Think about real lighthouses: they don’t light the entire ocean or give you a detailed map of the shore. No, they just tell you “watch out!” and you use that light as a reference point to steer your ship to safety.
Lighthouse is a guide towards safe levels of performance.
But really, what does Lighthouse do?
Remember how we said some metrics have browser APIs and others have to be derived? Lighthouse does both, and then takes it a step further.
Lighthouse doesn’t simply report performance metrics, it imagines what they could be.
When you run a test, Lighthouse takes a trace of the page load (basically a log of everything that happened) and uses that data to recreate its own simplified model of the timeline.
Then it plays with that model: it stretches, squeezes, and reorders events to simulate what might happen in a bunch of different scenarios. It calculates the best and worst case outcomes for a given environment, then averages out those numbers to give a final estimate for each metric.
By default, it simulates globally average conditions (someone on an average device with an average connection speed), but it can be configured to test other settings too.
Again, the goal isn’t to be comprehensive; it’s to give quick, reliable feedback.

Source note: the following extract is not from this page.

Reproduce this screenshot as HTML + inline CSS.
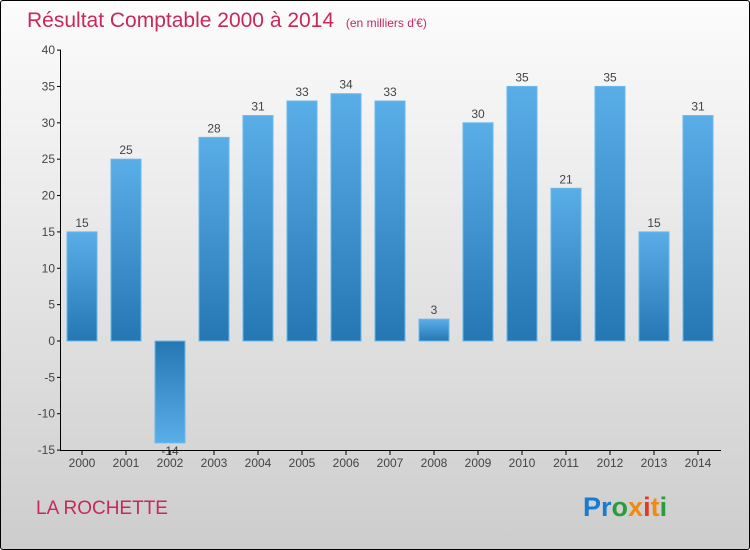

By modeling the page load (instead of simply recording it), Lighthouse can test a whole range of conditions in a matter of seconds. It can imagine how fast your page would be on a slower device with a slower connection speed—even though you’re testing on a high-end device with a high-speed connection. You don’t have to wait for a real device to respond in real time. Instead you can make a change, test its impact, and get results immediately.
To get a feel for how Lighthouse works, let’s try running our own test.
Running a Lighthouse test
Outside of PageSpeed Insights, the easiest way to run your own Lighthouse test is with Chrome’s DevTools.
If you’re on a computer, open Chrome and visit any website, then open DevTools. (You can open DevTools by going to the menu bar at the top of the screen and selecting View > Developer > Developer Tools.)
In DevTools, you’ll see several tabs. Look for the one named Lighthouse and select it.
From here the options are pretty simple: you can select which categories of tests you want to run and which device you want to test for. (Easy, right?)
For now, let’s stick with Performance and uncheck the other categories. Then select Mobile for device and click Generate report to run the test.
As the test runs, you’ll see a small popup with a progress bar while the page flickers in and out behind the scenes. Eventually, everything stops and a report appears.
Congrats, you just ran a Lighthouse test!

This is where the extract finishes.